We don’t know how many made the long trek to Bethlehem but the three gifts presented to Jesus suggest there were three.

February 19, 2020

Jesus’ Birth 1:18-25 Part 2

We don’t know how far the divorce proceedings had progressed, but at some time in the process, “an angel of the Lord appeared to him in a dream and said, ‘Joseph, son of David, do not be afraid to take Mary home as your wife, because what is conceived in her is from the Holy Spirit.'” The angel goes on to say, “She will give birth to a son, and you are to give him the name Jesus, because he will save his people from their sins.” No other man in history had or has received such a message. It’s amazing, indeed a testament to Joseph’s spiritual fine-tuning, that he accepted this dream-word uncritically.

“From the Holy Spirit” are the key words. The angelic messenger announced a supernatural creation of life. Just as the Almighty had called the universe into existence, He was now calling the Redeemer of that fallen space-time created order into being here on planet Earth. An d, God being God, this creative act was entirely within his capacity to do.

Only a supernatural act could qualify the developing embryo to be called “Immanuel” (v. 23), “God with us”, or as one rabbi put it, “God tabernacled with us.” The apostle John, one of the Matthew’s fellow disciples of Jesus, put it this way, “The Word became flesh and made his dwelling among us.” (Jo. 1:14) This miraculously conceived baby was to become “God made flesh”.

Then without any nativity narrative, Matthew hastily tells us the noble Joseph abstained from sex with his wife until she “gave birth to a son” named “Jesus”.

February 12, 2020

Jesus’ Birth 1:18-25 Part 1

Matthew’s account of Jesus’ birth is blunt and to the point, lacking Luke’s beguiling detail. Matthew seems to rush into the messianic narrative, impatient to recount Jesus’ powerful, earth-shaking ministry. So he summarizes the story of the incarnation. But the words he does use are charged with meaning.

The word Matthew employs to depict Joseph and Mary’s marital status is “betrothed” or “engaged” in the Greek. The NIV translates it as “pledged”. We modern readers need a little help with this, because Joseph is referred to as Mary’s “husband”, not “fiancé”.

In those days marriages were arranged by the parents and/or a matchmaker. From there earliest memory Mary would have known that Joseph was her intended husband.
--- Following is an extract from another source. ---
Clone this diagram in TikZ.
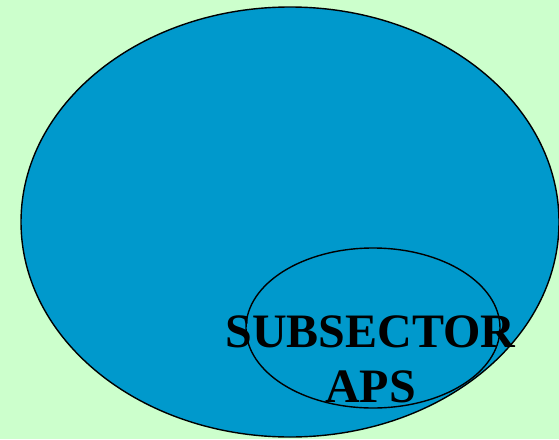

Their “betrothal” was totally bindings and could be broken only by death or “divorce”. When the day came where within a year she would be married she would call Joseph her “husband” and he would call Mary his “wife”. But, there would be sexual union until he “took her into his house” after that twelve month period. If, on the other hand, a man were marrying a widow that trial period was reduced to one month.

So even thought Joseph and Mary were not yet married, Matthew tells us in v. 19, “Because Joseph her husband was faithful to the law, and yet did not want to expose her to public disgrace he had in mind to divorce her quietly.”

Joseph was “law-abiding”, a righteous man. He was also kind. He didn’t ask questions or confront Mary with her extra-marital pregnancy. He simply decided to protect her dignity and privately divorce her. Impressive.